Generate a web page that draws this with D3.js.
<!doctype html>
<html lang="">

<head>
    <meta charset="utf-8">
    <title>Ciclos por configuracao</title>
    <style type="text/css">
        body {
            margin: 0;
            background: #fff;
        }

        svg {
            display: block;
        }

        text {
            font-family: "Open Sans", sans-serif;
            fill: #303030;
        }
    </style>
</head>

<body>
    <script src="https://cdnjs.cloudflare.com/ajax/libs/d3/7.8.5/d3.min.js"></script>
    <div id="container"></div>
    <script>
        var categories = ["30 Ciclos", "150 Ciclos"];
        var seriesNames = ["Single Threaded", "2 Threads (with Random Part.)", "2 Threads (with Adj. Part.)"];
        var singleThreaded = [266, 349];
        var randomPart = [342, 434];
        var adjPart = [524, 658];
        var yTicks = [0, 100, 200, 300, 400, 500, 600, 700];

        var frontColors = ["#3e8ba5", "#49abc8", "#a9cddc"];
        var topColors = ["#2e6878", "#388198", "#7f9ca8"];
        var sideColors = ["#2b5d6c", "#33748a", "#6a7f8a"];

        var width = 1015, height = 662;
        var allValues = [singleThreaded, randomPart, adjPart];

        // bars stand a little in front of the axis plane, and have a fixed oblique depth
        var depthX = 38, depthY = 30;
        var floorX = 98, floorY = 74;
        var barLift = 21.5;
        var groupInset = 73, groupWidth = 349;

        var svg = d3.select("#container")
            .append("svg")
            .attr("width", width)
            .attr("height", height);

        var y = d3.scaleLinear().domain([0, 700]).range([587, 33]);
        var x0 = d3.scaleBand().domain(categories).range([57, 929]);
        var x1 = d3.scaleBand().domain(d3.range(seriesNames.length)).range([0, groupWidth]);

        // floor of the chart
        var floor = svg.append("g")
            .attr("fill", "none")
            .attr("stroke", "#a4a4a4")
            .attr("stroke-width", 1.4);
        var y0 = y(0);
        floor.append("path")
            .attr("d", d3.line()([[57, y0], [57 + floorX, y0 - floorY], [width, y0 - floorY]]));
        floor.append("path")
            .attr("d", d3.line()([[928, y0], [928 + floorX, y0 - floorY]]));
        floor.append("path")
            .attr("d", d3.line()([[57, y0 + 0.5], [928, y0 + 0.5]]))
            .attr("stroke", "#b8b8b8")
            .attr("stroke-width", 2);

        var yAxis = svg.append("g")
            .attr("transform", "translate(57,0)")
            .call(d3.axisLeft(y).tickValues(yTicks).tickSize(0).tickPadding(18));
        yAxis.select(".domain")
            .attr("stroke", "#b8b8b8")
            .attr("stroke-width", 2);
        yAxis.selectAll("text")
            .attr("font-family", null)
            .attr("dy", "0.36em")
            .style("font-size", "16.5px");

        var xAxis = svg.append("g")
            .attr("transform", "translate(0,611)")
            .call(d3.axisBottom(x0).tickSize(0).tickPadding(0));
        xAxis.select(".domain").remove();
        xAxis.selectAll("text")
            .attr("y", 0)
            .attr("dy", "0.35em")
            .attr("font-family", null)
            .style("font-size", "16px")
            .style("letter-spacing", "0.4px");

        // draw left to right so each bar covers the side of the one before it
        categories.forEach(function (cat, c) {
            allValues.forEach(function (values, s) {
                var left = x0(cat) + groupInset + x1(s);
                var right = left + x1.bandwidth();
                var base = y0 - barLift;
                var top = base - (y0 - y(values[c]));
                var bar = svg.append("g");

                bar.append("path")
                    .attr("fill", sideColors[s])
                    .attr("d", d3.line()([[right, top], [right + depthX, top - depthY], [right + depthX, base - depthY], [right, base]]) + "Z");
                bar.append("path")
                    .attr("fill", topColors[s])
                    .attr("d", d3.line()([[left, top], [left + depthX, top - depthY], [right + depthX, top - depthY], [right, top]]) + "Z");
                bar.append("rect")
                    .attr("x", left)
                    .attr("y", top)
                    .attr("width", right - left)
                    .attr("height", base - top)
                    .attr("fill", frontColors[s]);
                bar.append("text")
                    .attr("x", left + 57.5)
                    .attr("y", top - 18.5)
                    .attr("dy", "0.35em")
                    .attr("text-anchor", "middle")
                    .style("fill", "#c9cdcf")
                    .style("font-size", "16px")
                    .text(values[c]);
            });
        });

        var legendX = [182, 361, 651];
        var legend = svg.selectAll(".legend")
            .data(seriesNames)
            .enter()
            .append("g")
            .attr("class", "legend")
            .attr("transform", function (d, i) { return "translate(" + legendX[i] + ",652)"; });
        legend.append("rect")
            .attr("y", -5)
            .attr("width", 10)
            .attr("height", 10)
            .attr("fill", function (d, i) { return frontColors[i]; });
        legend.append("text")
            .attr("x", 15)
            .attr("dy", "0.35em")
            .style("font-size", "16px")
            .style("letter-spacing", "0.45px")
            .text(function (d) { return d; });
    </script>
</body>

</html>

:: What you will do ::
Take the lines above and retype all of them exactly.

:: Task solution ::
Generate a web page that draws this with D3.js.
<!doctype html>
<html lang="">

<head>
    <meta charset="utf-8">
    <title>Ciclos por configuracao</title>
    <style type="text/css">
        body {
            margin: 0;
            background: #fff;
        }

        svg {
            display: block;
        }

        text {
            font-family: "Open Sans", sans-serif;
            fill: #303030;
        }
    </style>
</head>

<body>
    <script src="https://cdnjs.cloudflare.com/ajax/libs/d3/7.8.5/d3.min.js"></script>
    <div id="container"></div>
    <script>
        var categories = ["30 Ciclos", "150 Ciclos"];
        var seriesNames = ["Single Threaded", "2 Threads (with Random Part.)", "2 Threads (with Adj. Part.)"];
        var singleThreaded = [266, 349];
        var randomPart = [342, 434];
        var adjPart = [524, 658];
        var yTicks = [0, 100, 200, 300, 400, 500, 600, 700];

        var frontColors = ["#3e8ba5", "#49abc8", "#a9cddc"];
        var topColors = ["#2e6878", "#388198", "#7f9ca8"];
        var sideColors = ["#2b5d6c", "#33748a", "#6a7f8a"];

        var width = 1015, height = 662;
        var allValues = [singleThreaded, randomPart, adjPart];

        // bars stand a little in front of the axis plane, and have a fixed oblique depth
        var depthX = 38, depthY = 30;
        var floorX = 98, floorY = 74;
        var barLift = 21.5;
        var groupInset = 73, groupWidth = 349;

        var svg = d3.select("#container")
            .append("svg")
            .attr("width", width)
            .attr("height", height);

        var y = d3.scaleLinear().domain([0, 700]).range([587, 33]);
        var x0 = d3.scaleBand().domain(categories).range([57, 929]);
        var x1 = d3.scaleBand().domain(d3.range(seriesNames.length)).range([0, groupWidth]);

        // floor of the chart
        var floor = svg.append("g")
            .attr("fill", "none")
            .attr("stroke", "#a4a4a4")
            .attr("stroke-width", 1.4);
        var y0 = y(0);
        floor.append("path")
            .attr("d", d3.line()([[57, y0], [57 + floorX, y0 - floorY], [width, y0 - floorY]]));
        floor.append("path")
            .attr("d", d3.line()([[928, y0], [928 + floorX, y0 - floorY]]));
        floor.append("path")
            .attr("d", d3.line()([[57, y0 + 0.5], [928, y0 + 0.5]]))
            .attr("stroke", "#b8b8b8")
            .attr("stroke-width", 2);

        var yAxis = svg.append("g")
            .attr("transform", "translate(57,0)")
            .call(d3.axisLeft(y).tickValues(yTicks).tickSize(0).tickPadding(18));
        yAxis.select(".domain")
            .attr("stroke", "#b8b8b8")
            .attr("stroke-width", 2);
        yAxis.selectAll("text")
            .attr("font-family", null)
            .attr("dy", "0.36em")
            .style("font-size", "16.5px");

        var xAxis = svg.append("g")
            .attr("transform", "translate(0,611)")
            .call(d3.axisBottom(x0).tickSize(0).tickPadding(0));
        xAxis.select(".domain").remove();
        xAxis.selectAll("text")
            .attr("y", 0)
            .attr("dy", "0.35em")
            .attr("font-family", null)
            .style("font-size", "16px")
            .style("letter-spacing", "0.4px");

        // draw left to right so each bar covers the side of the one before it
        categories.forEach(function (cat, c) {
            allValues.forEach(function (values, s) {
                var left = x0(cat) + groupInset + x1(s);
                var right = left + x1.bandwidth();
                var base = y0 - barLift;
                var top = base - (y0 - y(values[c]));
                var bar = svg.append("g");

                bar.append("path")
                    .attr("fill", sideColors[s])
                    .attr("d", d3.line()([[right, top], [right + depthX, top - depthY], [right + depthX, base - depthY], [right, base]]) + "Z");
                bar.append("path")
                    .attr("fill", topColors[s])
                    .attr("d", d3.line()([[left, top], [left + depthX, top - depthY], [right + depthX, top - depthY], [right, top]]) + "Z");
                bar.append("rect")
                    .attr("x", left)
                    .attr("y", top)
                    .attr("width", right - left)
                    .attr("height", base - top)
                    .attr("fill", frontColors[s]);
                bar.append("text")
                    .attr("x", left + 57.5)
                    .attr("y", top - 18.5)
                    .attr("dy", "0.35em")
                    .attr("text-anchor", "middle")
                    .style("fill", "#c9cdcf")
                    .style("font-size", "16px")
                    .text(values[c]);
            });
        });

        var legendX = [182, 361, 651];
        var legend = svg.selectAll(".legend")
            .data(seriesNames)
            .enter()
            .append("g")
            .attr("class", "legend")
            .attr("transform", function (d, i) { return "translate(" + legendX[i] + ",652)"; });
        legend.append("rect")
            .attr("y", -5)
            .attr("width", 10)
            .attr("height", 10)
            .attr("fill", function (d, i) { return frontColors[i]; });
        legend.append("text")
            .attr("x", 15)
            .attr("dy", "0.35em")
            .style("font-size", "16px")
            .style("letter-spacing", "0.45px")
            .text(function (d) { return d; });
    </script>
</body>

</html>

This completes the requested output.